I don't agree. If you said only stand up for one thing I'd agree, but if we only stood up for the _important_ things then we'd be in sorry state of affairs. Over the years I've stood up and continue to stand up for many things and been to a lot of demonstrations, amongst other incidents I've had my head kicked in by Combat 18 and been spat on idiots who pretend to be religioius.
> An ad with a guy with a chainsaw and a damsel in distress in it -
It is if it upsets your child, clearly you have never seen your own child really upset ans distressed as a result of something that could be avoided by people questioning themselves if their actions have sideaffects.
But I remain unconvinced, sorry.
Firstly, if everyone started "standing up" against everything they might find to be a slight irritant or annoyance, this country will become impossible to live in. Some things are better left ignored, lest bigger things be missed amongst the noise of pointless micro-protest. This is also good for one's blood pressure.
Secondly, I still maintain that a guy with a chainsaw is nothing on the importance scale. If it was some hardcore porn or, say, Ed Miliband's speech, I would have also raised my eyebrows, I'm sure.

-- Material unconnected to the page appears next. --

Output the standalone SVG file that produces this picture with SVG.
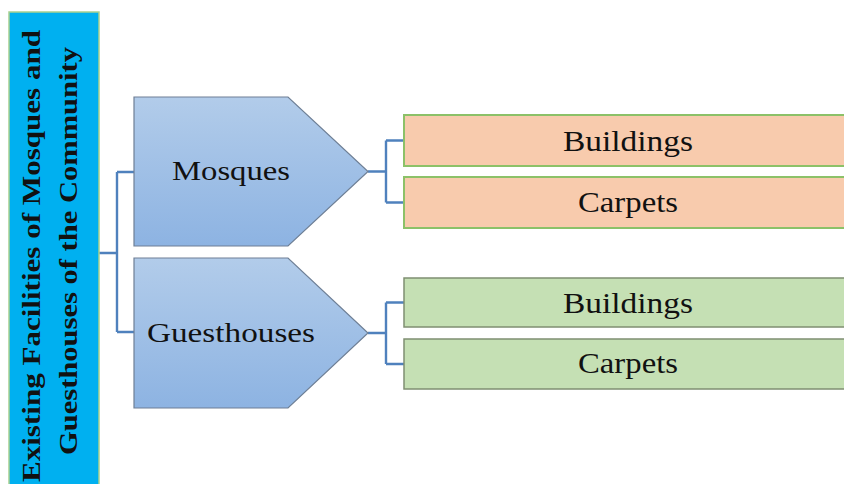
<svg xmlns="http://www.w3.org/2000/svg" width="844" height="484" viewBox="0 0 844 484">
<defs>
<linearGradient id="pg" x1="0" y1="0" x2="0" y2="1">
<stop offset="0" stop-color="#B2CCEA"/>
<stop offset="1" stop-color="#8DB3E2"/>
</linearGradient>
<style>
.conn{fill:none;stroke:#4F81BD;stroke-width:2.4}
.pent{fill:url(#pg);stroke:#6E7F95;stroke-width:1.2}
.org{fill:#F8CBAD;stroke:#8CC168;stroke-width:2}
.grn{fill:#C5E0B4;stroke:#7F8F72;stroke-width:1.5}
.lbl{font-family:"Liberation Serif","Times New Roman",serif;fill:#111;text-anchor:middle}
.title{font-family:"Liberation Serif","Times New Roman",serif;font-weight:bold;fill:#111;text-anchor:middle;font-size:26px}
</style>
</defs>
<rect width="844" height="484" fill="#FFFFFF"/>
<g id="connectors">
<path class="conn" d="M99,253 H117 M117,172 V332 M117,172 H134 M117,332 H134"/>
<path class="conn" d="M368,171.5 H386 M386,140.5 V202.5 M386,140.5 H404 M386,202.5 H404"/>
<path class="conn" d="M368,333 H386 M386,302.5 V364 M386,302.5 H404 M386,364 H404"/>
</g>
<g id="root">
<rect x="9" y="12" width="90" height="480" fill="#00B0F0" stroke="#A9D18E" stroke-width="1.5"/>
<text class="title" transform="translate(40,256) rotate(-90)" x="0" y="0" textLength="452" lengthAdjust="spacingAndGlyphs">Existing Facilities of Mosques and</text>
<text class="title" transform="translate(77,251) rotate(-90)" x="0" y="0" textLength="408" lengthAdjust="spacingAndGlyphs">Guesthouses of the Community</text>
</g>
<g id="mosques">
<polygon class="pent" points="134,97 288,97 368,171.5 288,246 134,246"/>
<text class="lbl" x="231" y="180" font-size="28" textLength="118" lengthAdjust="spacingAndGlyphs">Mosques</text>
</g>
<g id="guesthouses">
<polygon class="pent" points="134,258 288,258 368,333 288,408 134,408"/>
<text class="lbl" x="231" y="342" font-size="28" textLength="168" lengthAdjust="spacingAndGlyphs">Guesthouses</text>
</g>
<g id="m-buildings">
<rect class="org" x="404" y="115" width="450" height="51"/>
<text class="lbl" x="628" y="151" font-size="30" textLength="130" lengthAdjust="spacingAndGlyphs">Buildings</text>
</g>
<g id="m-carpets">
<rect class="org" x="404" y="177" width="450" height="51"/>
<text class="lbl" x="628" y="212" font-size="30" textLength="100" lengthAdjust="spacingAndGlyphs">Carpets</text>
</g>
<g id="g-buildings">
<rect class="grn" x="404" y="278" width="450" height="49"/>
<text class="lbl" x="628" y="313" font-size="30" textLength="130" lengthAdjust="spacingAndGlyphs">Buildings</text>
</g>
<g id="g-carpets">
<rect class="grn" x="404" y="339" width="450" height="50"/>
<text class="lbl" x="628" y="373" font-size="30" textLength="100" lengthAdjust="spacingAndGlyphs">Carpets</text>
</g>
</svg>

Thirdly, the younglings need to have some resilience developed in them. Not all things in life are nice and cuddly. Occasionally something ugly shows up. Seeing daddy throwing toys from the pram because of a few seconds of innocuous video is a bad example for the kid.
But I bet the child did not even notice the ad or that there was anything untoward about it. It's all about the dad. I know the type - a serial complainer. He'd be sitting there, watching stuff, in the hope he'd see something he could complain about. As I said - poor kid.
Thousands must have seen that ad, only one complained - to me that says more about him than about the ad.
Yeah, I know, I begun to seriously dislike the guy - you can see that, I'm sure! :-)
VYVYAN: Michael and I are going to indulge in an all night orgy of sex and violence!
RICK: What, in the drawing room?
VYVYAN: Yeah. First we're going to have sex with the Headless Corpse and the Virgin Astronaut.
RICK: Ugh!. Won't the carpet get awfully sticky?
VYVYAN: It's a video nasty!!!
Hey if you want to watch fluffy / interesting stuff without worrying it'll warp someone's fragile little mind, www.wimp.com is the place for you, except you might want an adblocker to be completely sure everything's good. It is SFW but you might spend too long watching stuff there.
I notice a trend that any of us who say the parent should have some responsibility in this are downvoted? Is it that you'd rather slap Youtube around (maybe they should be) or that you don't think the parent should be blamed?
There's nasty stuff out there and part of a parent's job is to use some common sense to both teach and protect the children. To put the onus on government or Youtube or others does the child a disservice. Or maybe the downvoter's are just a bunch of lawyers who'd rather have parents sue then shoulder some responsibility.